Dijital olsalar da anonim olarak satın alınabilen, cep telefonuna takılan, bir kez kullanılıp atılan ucuz ve yasal sim kartları gibi iletişim kurmanın yaygın yolları da var. Bu sim kartları Rusya ve Çin'deki şirket yöneticileri tarafından da cep telefonlarının hacklenmesine karşı bir önlem olarak kullanılıyor. Bununla birlikte sosyal medyada, sohbet odalarında ve oyunlarda da şifreli dil kullanılabilir.

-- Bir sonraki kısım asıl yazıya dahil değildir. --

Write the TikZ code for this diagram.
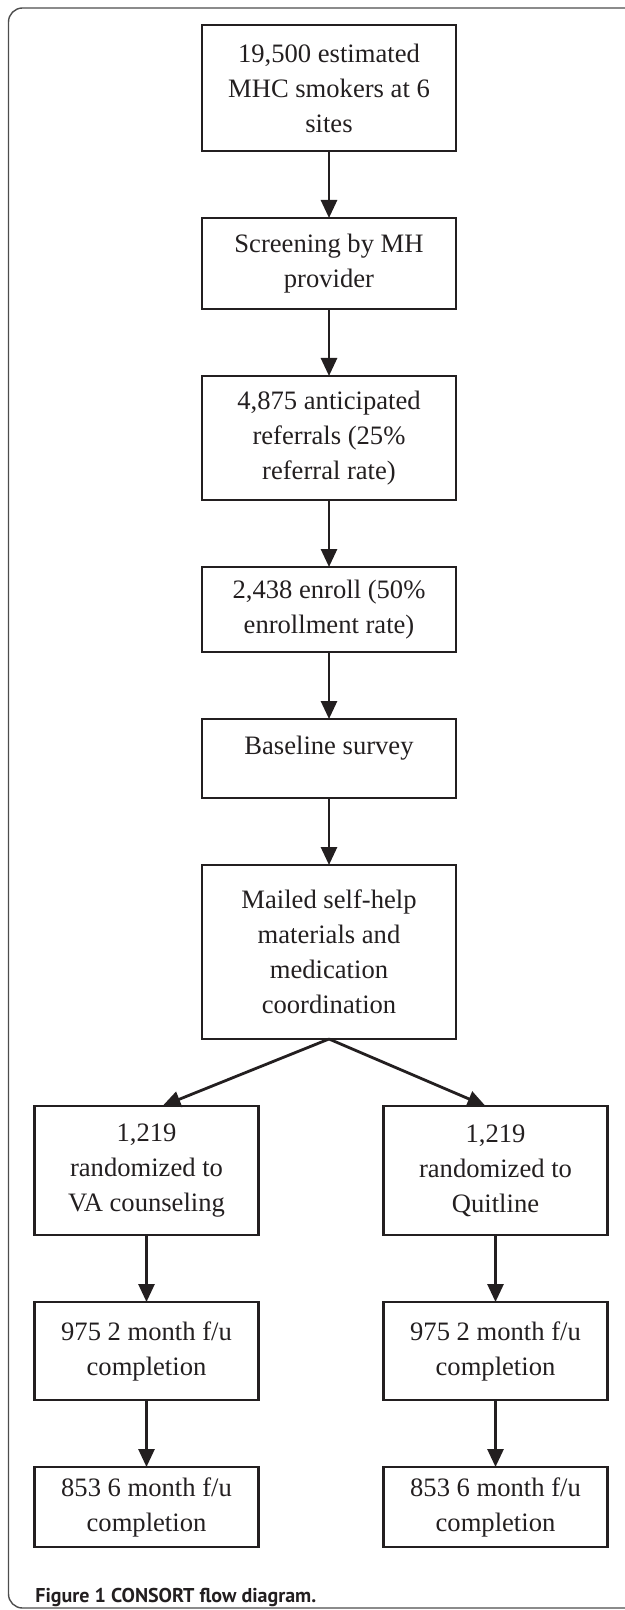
\documentclass[tikz,border=0pt]{standalone}
\usepackage{fontspec}
\setmainfont{Liberation Serif}
\newfontfamily\capfont{PT Sans}
\usepackage{tikz}
\usetikzlibrary{arrows.meta,positioning}
\definecolor{inkx}{HTML}{231F20}
\definecolor{rimx}{HTML}{4D4D4D}
\tikzset{
  stepbox/.style={draw=inkx,line width=1.15pt,align=center,inner sep=0pt,outer sep=0pt,text=inkx,font=\fontsize{13.3}{17.5}\selectfont},
  midbox/.style={stepbox,minimum width=127pt},
  sidebox/.style={stepbox,minimum width=112pt},
  ar/.style={-{Triangle[length=9pt,width=8pt]},line width=1.4pt,inkx},
  rim/.style={rimx,line width=0.7pt,rounded corners=7pt}
}
\begin{document}
\begin{tikzpicture}[x=0.5pt,y=-0.5pt,node distance=33.5pt]
\useasboundingbox (0,0) rectangle (625,1610);
\draw[rim] (625,8) -- (8.5,8) -- (8.5,1608) -- (625,1608);
% main column
\node[midbox,minimum height=63pt,anchor=north] (mhc) at (329,25) {19,500 estimated\\MHC smokers at 6\\sites};
\node[midbox,minimum height=45.5pt,below=of mhc] (screen) {Screening by MH\\provider};
\node[midbox,minimum height=62pt,below=of screen] (refer) {4,875 anticipated\\referrals (25\%\\referral rate)};
\node[midbox,minimum height=42.5pt,below=of refer] (enroll) {2,438 enroll (50\%\\enrollment rate)};
\node[midbox,minimum height=39.5pt,text depth=13pt,below=of enroll] (base) {Baseline survey};
\node[midbox,minimum height=87pt,below=of base] (mail) {Mailed self-help\\materials and\\medication\\coordination};
% two arms
\node[sidebox,minimum height=64.5pt,anchor=north] (va) at (146.5,1106) {1,219\\randomized to\\VA counseling};
\node[sidebox,minimum height=49pt,below=of va] (va2) {975 2 month f/u\\completion};
\node[sidebox,minimum height=40pt,below=of va2] (va6) {853 6 month f/u\\completion};
\node[sidebox,minimum height=64.5pt,anchor=north] (ql) at (495.5,1106) {1,219\\randomized to\\Quitline};
\node[sidebox,minimum height=49pt,below=of ql] (ql2) {975 2 month f/u\\completion};
\node[sidebox,minimum height=40pt,below=of ql2] (ql6) {853 6 month f/u\\completion};
% arrows
\draw[ar] (mhc) -- (screen);
\draw[ar] (screen) -- (refer);
\draw[ar] (refer) -- (enroll);
\draw[ar] (enroll) -- (base);
\draw[ar] (base) -- (mail);
\draw[ar] (mail.south) -- ([xshift=8pt]va.north);
\draw[ar] (mail.south) -- ([xshift=-5pt]ql.north);
\draw[ar] (va) -- (va2);
\draw[ar] (va2) -- (va6);
\draw[ar] (ql) -- (ql2);
\draw[ar] (ql2) -- (ql6);
\node[anchor=west,inner sep=0pt,text=inkx,font=\capfont\bfseries\fontsize{10}{12}\selectfont] (cap) at (35,1597) {Figure 1 CONSORT flow diagram.};
\end{tikzpicture}
\end{document}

Bu yüzden e-oyun oynayanlar arasındaki yazışmalarda mesajları gizlemenin giderek yaygınlaşan bir yolu olarak karşımıza çıkıyor.

Terör eylemlerinin planlayıcıları da hedeflerini müzakere ederken kod ya da metaforlar kullanarak iletişim kurarlar. Örneğin, ABD’de gerçekleşen 11 Eylül saldırısının planlayıcılarından Muhammed Atta ve Remzi bin eş-Şibh, Dünya Ticaret Merkezi'nden ‘İmara’ (mimari), ABD Savunma Bakanlığı’ndan (Pentagon) ‘funun’ (sanat) ve Beyaz Saray'dan ‘siyase’ (siyaset) olarak bahsetmişlerdir.

Uydu telefonları, Mısır'daki 25 Ocak devrimi sırasında, hapishaneden kaçan Müslüman Kardeşler Teşkilatı (İhvan-ı Müslimin) üyelerinin iletişim kurmak için Thuraya mobil uydu telefonları kullandıkları söylentisiyle gündeme gelmişti. Bu telefonlar şifreleme teknolojisine sahip olsa da gizli dinlemeye karşı savunmasız bir yapıya sahip. Terör örgütlerinin liderleri, uzak ve az nüfuslu bölgelerde bile bu telefonların kullanımına karşı uzun zamandır temkinli davranıyor. Ancak gözlemcilere göre bu telefonlar, terör örgütlerinin liderleri arasında popüler bir iletişim aracı olmaya devam ediyor ve takip edilmelerini zorlaştırıyor.